American Comparative Literature Association Annual Meeting
Long Beach, CA April 24-27, 2008
"Secular Religion"
*interested in various disciplinary and interdisciplinary approaches in the humanities and social sciences*
While the debate over secularization, which once seemed settled, has been reopened, there is no question that religion has changed in the modern age. The needs and desires expressed in religion, and elements that we recognize from religion –- the desire for transcendence, ritual, symbolism, the search for meaning, etc. –- take on new forms in the arts, popular culture, theory (philosophy, psychology, anthropology, etc), private life, politics, and other sites.

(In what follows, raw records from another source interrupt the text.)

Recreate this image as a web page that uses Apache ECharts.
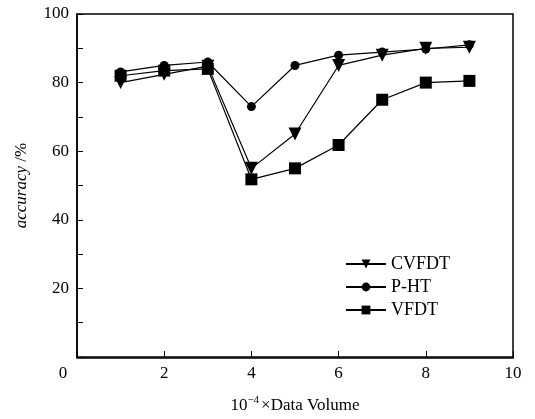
<!DOCTYPE html>
<html>
<head>
<meta charset="utf-8">
<script src="https://cdn.jsdelivr.net/npm/echarts@6/dist/echarts.min.js"></script>
<style>
html, body { margin: 0; padding: 0; background: #fff; }
#chart { width: 535px; height: 419px; }
</style>
</head>
<body>
<div id="chart"></div>
<script>
// x = data volume (x 10^4), y = accuracy in %
const volumes = [1, 2, 3, 4, 5, 6, 7, 8, 9];
const cvfdt = [80, 82.4, 84.8, 55, 65, 85, 88, 90, 90.3];
const pht = [83.1, 85, 86, 73, 85, 88, 88.9, 89.8, 91];
const vfdt = [82, 83.5, 84, 51.8, 55, 61.8, 75, 80, 80.5];

const serif = '"Liberation Serif", "Times New Roman", serif';

function pairs(vals) {
    return vals.map((v, i) => [volumes[i], v]);
}

function makeSerie(name, vals, symbol, size, rotate) {
    return {
        name: name,
        type: 'line',
        data: pairs(vals),
        symbol: symbol,
        symbolSize: size,
        symbolRotate: rotate || 0,
        showAllSymbol: true,
        lineStyle: { color: '#000', width: 1.2 },
        itemStyle: { color: '#000', borderWidth: 0 },
        z: 2
    };
}

let chart = echarts.init(document.getElementById('chart'));
chart.setOption({
    backgroundColor: '#ffffff',
    animation: false,
    textStyle: { fontFamily: serif },
    grid: { left: 77, right: 22, top: 14, bottom: 61 },
    legend: {
        orient: 'vertical',
        left: 340,
        top: 250,
        itemWidth: 40,
        itemHeight: 11,
        itemGap: 5,
        textStyle: { fontFamily: serif, fontSize: 18, color: '#000' },
        data: ['CVFDT', 'P-HT', 'VFDT']
    },
    xAxis: {
        type: 'value',
        min: 0,
        max: 10,
        interval: 2,
        name: '10{s|\u22124}\u00d7Data Volume',
        nameLocation: 'middle',
        nameGap: 38,
        nameTextStyle: {
            fontFamily: serif, fontSize: 17, color: '#000',
            rich: { s: { fontFamily: serif, fontSize: 11, color: '#000', verticalAlign: 'top', padding: [0, 2, 10, 0] } }
        },
        axisLine: { lineStyle: { color: '#000', width: 1.5 } },
        axisTick: { inside: true, length: 6, lineStyle: { color: '#000' } },
        axisLabel: {
            color: '#000', fontSize: 17, fontFamily: serif, margin: 8,
            formatter: v => v === 0 ? '{z|0}' : String(v),
            rich: { z: { fontFamily: serif, fontSize: 17, color: '#000', padding: [0, 28, 0, 0] } }
        },
        splitLine: { show: false }
    },
    yAxis: {
        type: 'value',
        min: 0,
        max: 100,
        interval: 20,
        name: '{i|accuracy} /%',
        nameLocation: 'middle',
        nameGap: 47,
        nameRotate: 90,
        nameTextStyle: {
            fontFamily: serif, fontSize: 17, color: '#000',
            rich: { i: { fontFamily: serif, fontSize: 17, fontStyle: 'italic', color: '#000' } }
        },
        axisLine: { show: true, lineStyle: { color: '#000', width: 1.5 } },
        axisTick: { inside: true, length: 6, lineStyle: { color: '#000' } },
        minorTick: { show: true, splitNumber: 2, length: 6, lineStyle: { color: '#000' } },
        axisLabel: {
            color: '#000', fontSize: 17, fontFamily: serif, margin: 8,
            showMinLabel: false
        },
        splitLine: { show: false }
    },
    graphic: [{
        type: 'rect',
        shape: { x: 77, y: 14, width: 436, height: 344 },
        style: { fill: 'none', stroke: '#000', lineWidth: 1.5 },
        silent: true
    }],
    series: [
        makeSerie('CVFDT', cvfdt, 'triangle', 13, 180),
        makeSerie('P-HT', pht, 'circle', 9),
        makeSerie('VFDT', vfdt, 'rect', 12)
    ]
});
</script>
</body>
</html>
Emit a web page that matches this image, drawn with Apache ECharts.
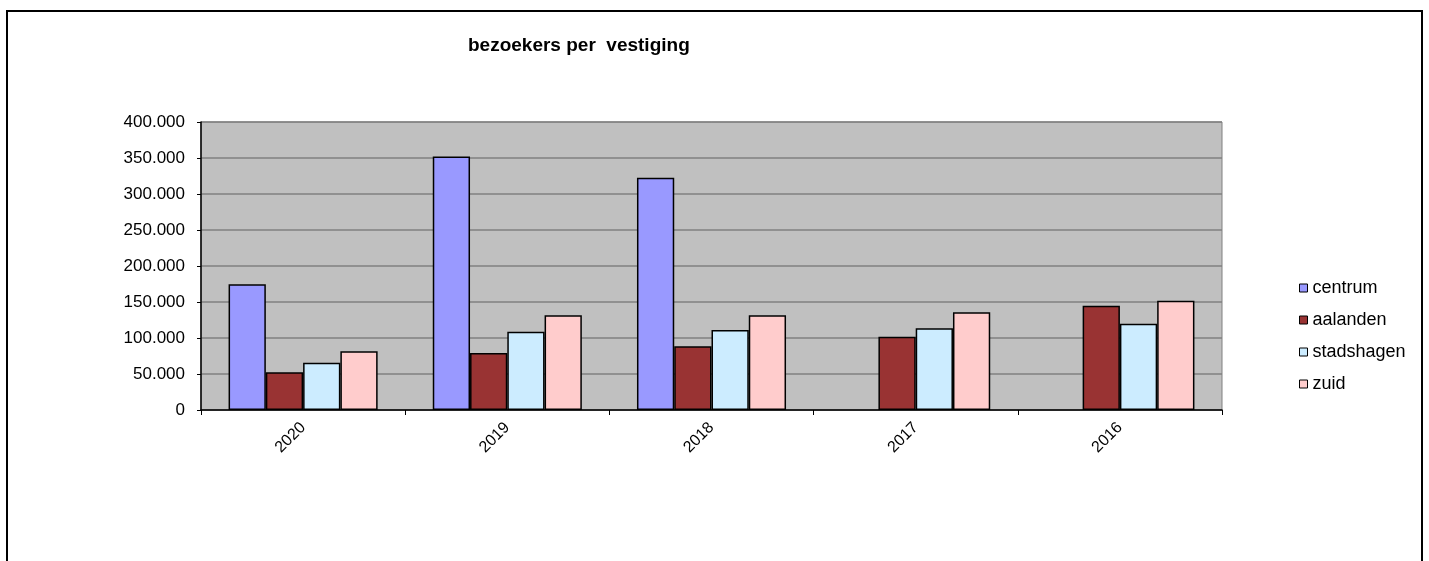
<!DOCTYPE html>
<html>
<head>
<meta charset="utf-8">
<script src="https://cdn.jsdelivr.net/npm/echarts@6/dist/echarts.min.js"></script>
<style>
html,body{margin:0;padding:0;background:#fff;}
#chart{width:1429px;height:561px;}
</style>
</head>
<body>
<div id="chart"></div>
<script>
const categories = ['2020', '2019', '2018', '2017', '2016'];
const centrum = [174500, 352000, 322700, null, null];
const aalanden = [52300, 79200, 88400, 101900, 144900];
const stadshagen = [65700, 108800, 111100, 113400, 119900];
const zuid = [81500, 131500, 131500, 135600, 151900];
const yTicks = { min: 0, max: 400000, interval: 50000 };

const FONT = '"Liberation Sans", Arial, sans-serif';
function fmt(v) {
  return String(v).replace(/\B(?=(\d{3})+(?!\d))/g, '.');
}
function bar(name, data, color) {
  return {
    name: name, type: 'bar', data: data,
    barGap: '0%', barCategoryGap: '27%',
    itemStyle: { color: color, borderColor: '#000', borderWidth: 1.5 },
    emphasis: { disabled: true }
  };
}
const chart = echarts.init(document.getElementById('chart'), null, { renderer: 'canvas' });
chart.setOption({
  animation: false,
  backgroundColor: '#ffffff',
  textStyle: { fontFamily: FONT },
  title: {
    text: 'bezoekers per  vestiging',
    left: 468, top: 36, padding: 0,
    textStyle: { fontFamily: FONT, fontSize: 19, fontWeight: 'bold', color: '#000' }
  },
  graphic: [{
    type: 'rect', silent: true,
    shape: { x: 7, y: 11, width: 1415, height: 570 },
    style: { fill: null, stroke: '#000', lineWidth: 2 }
  }],
  legend: {
    orient: 'vertical', left: 1299, top: 279, padding: 0,
    itemWidth: 8, itemHeight: 8, itemGap: 14, icon: 'rect',
    textStyle: { fontFamily: FONT, fontSize: 18, color: '#000', lineHeight: 18 },
    itemStyle: { borderColor: '#000', borderWidth: 1 }
  },
  grid: { left: 201, right: 207, top: 122, bottom: 151, show: true, backgroundColor: '#C0C0C0', borderColor: '#808080', borderWidth: 1 },
  xAxis: {
    type: 'category', data: categories,
    axisLine: { lineStyle: { color: '#000', width: 1.5 } },
    axisTick: { show: true, length: 5, alignWithLabel: false, lineStyle: { color: '#000' } },
    axisLabel: { rotate: 45, margin: 15, fontSize: 16, color: '#000', fontFamily: FONT },
    splitLine: { show: false }
  },
  yAxis: {
    type: 'value', min: yTicks.min, max: yTicks.max, interval: yTicks.interval,
    axisLine: { show: true, lineStyle: { color: '#000', width: 1.5 } },
    axisTick: { show: true, length: 4, lineStyle: { color: '#000' } },
    axisLabel: { fontSize: 17, color: '#000', margin: 16, fontFamily: FONT, formatter: fmt },
    splitLine: { show: true, lineStyle: { color: '#808080', width: 1.5 } }
  },
  series: [
    bar('centrum', centrum, '#9999FF'),
    bar('aalanden', aalanden, '#993333'),
    bar('stadshagen', stadshagen, '#CCECFF'),
    bar('zuid', zuid, '#FFCCCC')
  ]
});
</script>
</body>
</html>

This seminar concerns the sometimes surprising sites in which we may find religion in nineteenth- and twentieth-century culture, asking — where does religion go and why does it persist?
If a cultural form does not outwardly resemble religion, what is there in it that makes it recognizably religious; that is, what do we recognize as essentially religious? If traditional religious motifs are mobilized for other interests (political, social, psychological, etc), what is the effect of that redirection? How may we evaluate these forms of the religious and particularly, what might ethical inquiry have to say about them? As this is a topic that is of interest to many theoretical approaches, we welcome innovative and divergent inquiries into western and nonwestern cultural forms. Papers may be collected into an anthology.